- WHAT YOU WILL DO:
Transcribe all of the material exactly, except for its pictures.

- STORED DATA:
________________

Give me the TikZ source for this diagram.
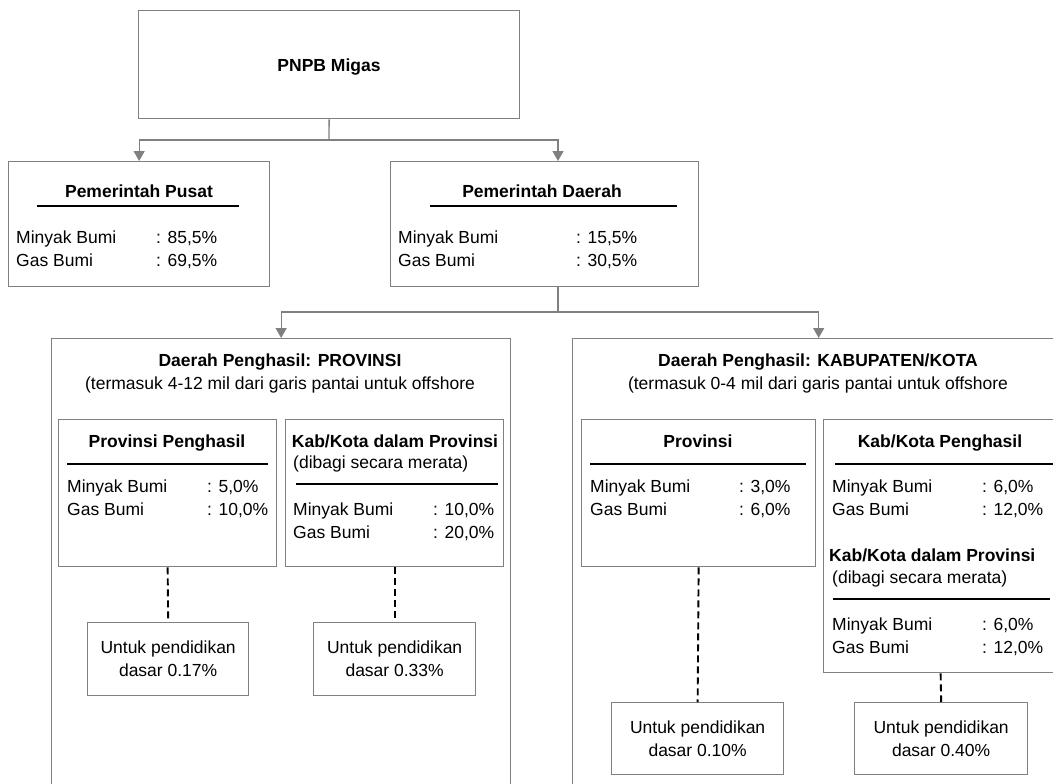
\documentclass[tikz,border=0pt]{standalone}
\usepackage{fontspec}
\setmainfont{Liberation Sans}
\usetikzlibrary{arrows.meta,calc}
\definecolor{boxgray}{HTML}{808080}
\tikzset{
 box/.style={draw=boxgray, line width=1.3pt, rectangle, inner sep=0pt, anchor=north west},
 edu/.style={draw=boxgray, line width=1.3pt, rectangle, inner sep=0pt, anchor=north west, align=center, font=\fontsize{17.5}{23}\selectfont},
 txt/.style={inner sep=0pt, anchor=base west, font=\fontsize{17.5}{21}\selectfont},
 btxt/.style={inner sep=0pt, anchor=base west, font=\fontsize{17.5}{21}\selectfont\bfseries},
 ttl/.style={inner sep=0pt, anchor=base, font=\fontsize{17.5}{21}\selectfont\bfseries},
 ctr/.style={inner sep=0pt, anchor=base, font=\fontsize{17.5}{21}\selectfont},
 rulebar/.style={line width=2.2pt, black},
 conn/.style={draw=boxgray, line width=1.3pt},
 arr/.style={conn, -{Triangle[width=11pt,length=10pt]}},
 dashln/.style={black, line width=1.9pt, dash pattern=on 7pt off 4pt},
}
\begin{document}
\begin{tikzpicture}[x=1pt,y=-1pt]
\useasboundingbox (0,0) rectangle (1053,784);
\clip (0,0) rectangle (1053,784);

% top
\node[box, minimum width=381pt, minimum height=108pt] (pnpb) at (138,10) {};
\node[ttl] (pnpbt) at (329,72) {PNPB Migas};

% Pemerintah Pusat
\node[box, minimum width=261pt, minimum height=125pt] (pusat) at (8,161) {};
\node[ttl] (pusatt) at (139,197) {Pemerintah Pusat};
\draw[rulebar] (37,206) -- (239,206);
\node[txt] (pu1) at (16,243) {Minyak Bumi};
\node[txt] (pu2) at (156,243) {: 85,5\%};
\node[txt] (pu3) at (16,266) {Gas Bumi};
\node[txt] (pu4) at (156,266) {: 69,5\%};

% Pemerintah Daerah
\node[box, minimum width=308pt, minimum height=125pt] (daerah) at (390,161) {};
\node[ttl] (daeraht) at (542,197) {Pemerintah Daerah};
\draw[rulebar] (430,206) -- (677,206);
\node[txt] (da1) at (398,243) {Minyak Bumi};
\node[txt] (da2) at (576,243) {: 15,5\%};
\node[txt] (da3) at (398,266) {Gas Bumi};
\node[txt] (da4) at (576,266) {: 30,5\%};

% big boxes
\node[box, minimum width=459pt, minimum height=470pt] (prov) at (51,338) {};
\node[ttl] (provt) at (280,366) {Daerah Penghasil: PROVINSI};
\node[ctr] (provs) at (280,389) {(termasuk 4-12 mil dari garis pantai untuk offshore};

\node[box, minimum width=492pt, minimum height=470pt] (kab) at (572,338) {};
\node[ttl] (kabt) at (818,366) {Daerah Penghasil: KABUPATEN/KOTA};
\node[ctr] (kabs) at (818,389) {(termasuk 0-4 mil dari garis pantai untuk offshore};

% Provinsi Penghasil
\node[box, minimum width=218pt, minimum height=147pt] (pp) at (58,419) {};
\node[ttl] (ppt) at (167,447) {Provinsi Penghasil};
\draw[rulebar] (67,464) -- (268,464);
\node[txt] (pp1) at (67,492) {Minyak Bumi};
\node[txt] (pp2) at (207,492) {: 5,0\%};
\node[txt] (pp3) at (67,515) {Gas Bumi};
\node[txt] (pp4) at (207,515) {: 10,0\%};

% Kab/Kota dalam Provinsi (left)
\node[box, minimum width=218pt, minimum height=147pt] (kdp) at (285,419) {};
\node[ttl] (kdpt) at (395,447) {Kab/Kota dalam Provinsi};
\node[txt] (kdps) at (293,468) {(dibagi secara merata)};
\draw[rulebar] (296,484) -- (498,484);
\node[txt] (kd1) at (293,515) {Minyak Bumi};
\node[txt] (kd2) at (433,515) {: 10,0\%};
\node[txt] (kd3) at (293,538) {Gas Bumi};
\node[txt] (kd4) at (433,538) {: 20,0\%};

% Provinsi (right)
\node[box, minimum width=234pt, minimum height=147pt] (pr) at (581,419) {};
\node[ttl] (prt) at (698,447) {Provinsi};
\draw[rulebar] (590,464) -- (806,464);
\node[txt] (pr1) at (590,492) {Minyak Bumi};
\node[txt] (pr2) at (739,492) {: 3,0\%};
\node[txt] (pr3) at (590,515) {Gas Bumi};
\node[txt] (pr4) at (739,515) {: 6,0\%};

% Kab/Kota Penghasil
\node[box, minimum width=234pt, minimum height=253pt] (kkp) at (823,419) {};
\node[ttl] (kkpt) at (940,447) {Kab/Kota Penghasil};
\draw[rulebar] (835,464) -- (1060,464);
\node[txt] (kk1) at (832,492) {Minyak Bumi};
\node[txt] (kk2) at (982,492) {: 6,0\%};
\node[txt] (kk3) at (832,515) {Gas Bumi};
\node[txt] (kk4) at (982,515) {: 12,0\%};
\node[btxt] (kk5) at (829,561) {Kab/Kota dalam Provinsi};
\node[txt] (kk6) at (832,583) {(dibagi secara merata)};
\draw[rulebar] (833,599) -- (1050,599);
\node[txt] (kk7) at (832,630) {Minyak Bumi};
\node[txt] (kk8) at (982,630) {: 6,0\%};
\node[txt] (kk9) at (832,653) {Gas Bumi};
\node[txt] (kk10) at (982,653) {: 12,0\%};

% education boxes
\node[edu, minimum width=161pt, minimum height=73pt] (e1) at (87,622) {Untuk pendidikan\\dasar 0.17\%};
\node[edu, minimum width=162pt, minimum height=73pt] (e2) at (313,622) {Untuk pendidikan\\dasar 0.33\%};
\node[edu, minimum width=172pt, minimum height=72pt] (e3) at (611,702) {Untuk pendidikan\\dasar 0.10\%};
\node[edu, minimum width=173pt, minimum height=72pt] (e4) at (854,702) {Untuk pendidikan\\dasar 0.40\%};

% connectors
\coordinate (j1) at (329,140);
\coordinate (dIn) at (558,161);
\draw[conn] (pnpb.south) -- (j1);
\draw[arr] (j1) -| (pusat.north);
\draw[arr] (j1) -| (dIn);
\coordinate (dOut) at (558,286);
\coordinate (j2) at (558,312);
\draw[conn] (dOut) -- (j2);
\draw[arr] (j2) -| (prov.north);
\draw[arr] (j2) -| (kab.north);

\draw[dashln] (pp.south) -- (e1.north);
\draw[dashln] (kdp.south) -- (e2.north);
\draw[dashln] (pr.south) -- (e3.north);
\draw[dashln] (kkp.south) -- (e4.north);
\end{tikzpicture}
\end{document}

________________

- TASK OUTPUT:
Give me the TikZ source for this diagram.
\documentclass[tikz,border=0pt]{standalone}
\usepackage{fontspec}
\setmainfont{Liberation Sans}
\usetikzlibrary{arrows.meta,calc}
\definecolor{boxgray}{HTML}{808080}
\tikzset{
 box/.style={draw=boxgray, line width=1.3pt, rectangle, inner sep=0pt, anchor=north west},
 edu/.style={draw=boxgray, line width=1.3pt, rectangle, inner sep=0pt, anchor=north west, align=center, font=\fontsize{17.5}{23}\selectfont},
 txt/.style={inner sep=0pt, anchor=base west, font=\fontsize{17.5}{21}\selectfont},
 btxt/.style={inner sep=0pt, anchor=base west, font=\fontsize{17.5}{21}\selectfont\bfseries},
 ttl/.style={inner sep=0pt, anchor=base, font=\fontsize{17.5}{21}\selectfont\bfseries},
 ctr/.style={inner sep=0pt, anchor=base, font=\fontsize{17.5}{21}\selectfont},
 rulebar/.style={line width=2.2pt, black},
 conn/.style={draw=boxgray, line width=1.3pt},
 arr/.style={conn, -{Triangle[width=11pt,length=10pt]}},
 dashln/.style={black, line width=1.9pt, dash pattern=on 7pt off 4pt},
}
\begin{document}
\begin{tikzpicture}[x=1pt,y=-1pt]
\useasboundingbox (0,0) rectangle (1053,784);
\clip (0,0) rectangle (1053,784);

% top
\node[box, minimum width=381pt, minimum height=108pt] (pnpb) at (138,10) {};
\node[ttl] (pnpbt) at (329,72) {PNPB Migas};

% Pemerintah Pusat
\node[box, minimum width=261pt, minimum height=125pt] (pusat) at (8,161) {};
\node[ttl] (pusatt) at (139,197) {Pemerintah Pusat};
\draw[rulebar] (37,206) -- (239,206);
\node[txt] (pu1) at (16,243) {Minyak Bumi};
\node[txt] (pu2) at (156,243) {: 85,5\%};
\node[txt] (pu3) at (16,266) {Gas Bumi};
\node[txt] (pu4) at (156,266) {: 69,5\%};

% Pemerintah Daerah
\node[box, minimum width=308pt, minimum height=125pt] (daerah) at (390,161) {};
\node[ttl] (daeraht) at (542,197) {Pemerintah Daerah};
\draw[rulebar] (430,206) -- (677,206);
\node[txt] (da1) at (398,243) {Minyak Bumi};
\node[txt] (da2) at (576,243) {: 15,5\%};
\node[txt] (da3) at (398,266) {Gas Bumi};
\node[txt] (da4) at (576,266) {: 30,5\%};

% big boxes
\node[box, minimum width=459pt, minimum height=470pt] (prov) at (51,338) {};
\node[ttl] (provt) at (280,366) {Daerah Penghasil: PROVINSI};
\node[ctr] (provs) at (280,389) {(termasuk 4-12 mil dari garis pantai untuk offshore};

\node[box, minimum width=492pt, minimum height=470pt] (kab) at (572,338) {};
\node[ttl] (kabt) at (818,366) {Daerah Penghasil: KABUPATEN/KOTA};
\node[ctr] (kabs) at (818,389) {(termasuk 0-4 mil dari garis pantai untuk offshore};

% Provinsi Penghasil
\node[box, minimum width=218pt, minimum height=147pt] (pp) at (58,419) {};
\node[ttl] (ppt) at (167,447) {Provinsi Penghasil};
\draw[rulebar] (67,464) -- (268,464);
\node[txt] (pp1) at (67,492) {Minyak Bumi};
\node[txt] (pp2) at (207,492) {: 5,0\%};
\node[txt] (pp3) at (67,515) {Gas Bumi};
\node[txt] (pp4) at (207,515) {: 10,0\%};

% Kab/Kota dalam Provinsi (left)
\node[box, minimum width=218pt, minimum height=147pt] (kdp) at (285,419) {};
\node[ttl] (kdpt) at (395,447) {Kab/Kota dalam Provinsi};
\node[txt] (kdps) at (293,468) {(dibagi secara merata)};
\draw[rulebar] (296,484) -- (498,484);
\node[txt] (kd1) at (293,515) {Minyak Bumi};
\node[txt] (kd2) at (433,515) {: 10,0\%};
\node[txt] (kd3) at (293,538) {Gas Bumi};
\node[txt] (kd4) at (433,538) {: 20,0\%};

% Provinsi (right)
\node[box, minimum width=234pt, minimum height=147pt] (pr) at (581,419) {};
\node[ttl] (prt) at (698,447) {Provinsi};
\draw[rulebar] (590,464) -- (806,464);
\node[txt] (pr1) at (590,492) {Minyak Bumi};
\node[txt] (pr2) at (739,492) {: 3,0\%};
\node[txt] (pr3) at (590,515) {Gas Bumi};
\node[txt] (pr4) at (739,515) {: 6,0\%};

% Kab/Kota Penghasil
\node[box, minimum width=234pt, minimum height=253pt] (kkp) at (823,419) {};
\node[ttl] (kkpt) at (940,447) {Kab/Kota Penghasil};
\draw[rulebar] (835,464) -- (1060,464);
\node[txt] (kk1) at (832,492) {Minyak Bumi};
\node[txt] (kk2) at (982,492) {: 6,0\%};
\node[txt] (kk3) at (832,515) {Gas Bumi};
\node[txt] (kk4) at (982,515) {: 12,0\%};
\node[btxt] (kk5) at (829,561) {Kab/Kota dalam Provinsi};
\node[txt] (kk6) at (832,583) {(dibagi secara merata)};
\draw[rulebar] (833,599) -- (1050,599);
\node[txt] (kk7) at (832,630) {Minyak Bumi};
\node[txt] (kk8) at (982,630) {: 6,0\%};
\node[txt] (kk9) at (832,653) {Gas Bumi};
\node[txt] (kk10) at (982,653) {: 12,0\%};

% education boxes
\node[edu, minimum width=161pt, minimum height=73pt] (e1) at (87,622) {Untuk pendidikan\\dasar 0.17\%};
\node[edu, minimum width=162pt, minimum height=73pt] (e2) at (313,622) {Untuk pendidikan\\dasar 0.33\%};
\node[edu, minimum width=172pt, minimum height=72pt] (e3) at (611,702) {Untuk pendidikan\\dasar 0.10\%};
\node[edu, minimum width=173pt, minimum height=72pt] (e4) at (854,702) {Untuk pendidikan\\dasar 0.40\%};

% connectors
\coordinate (j1) at (329,140);
\coordinate (dIn) at (558,161);
\draw[conn] (pnpb.south) -- (j1);
\draw[arr] (j1) -| (pusat.north);
\draw[arr] (j1) -| (dIn);
\coordinate (dOut) at (558,286);
\coordinate (j2) at (558,312);
\draw[conn] (dOut) -- (j2);
\draw[arr] (j2) -| (prov.north);
\draw[arr] (j2) -| (kab.north);

\draw[dashln] (pp.south) -- (e1.north);
\draw[dashln] (kdp.south) -- (e2.north);
\draw[dashln] (pr.south) -- (e3.north);
\draw[dashln] (kkp.south) -- (e4.north);
\end{tikzpicture}
\end{document}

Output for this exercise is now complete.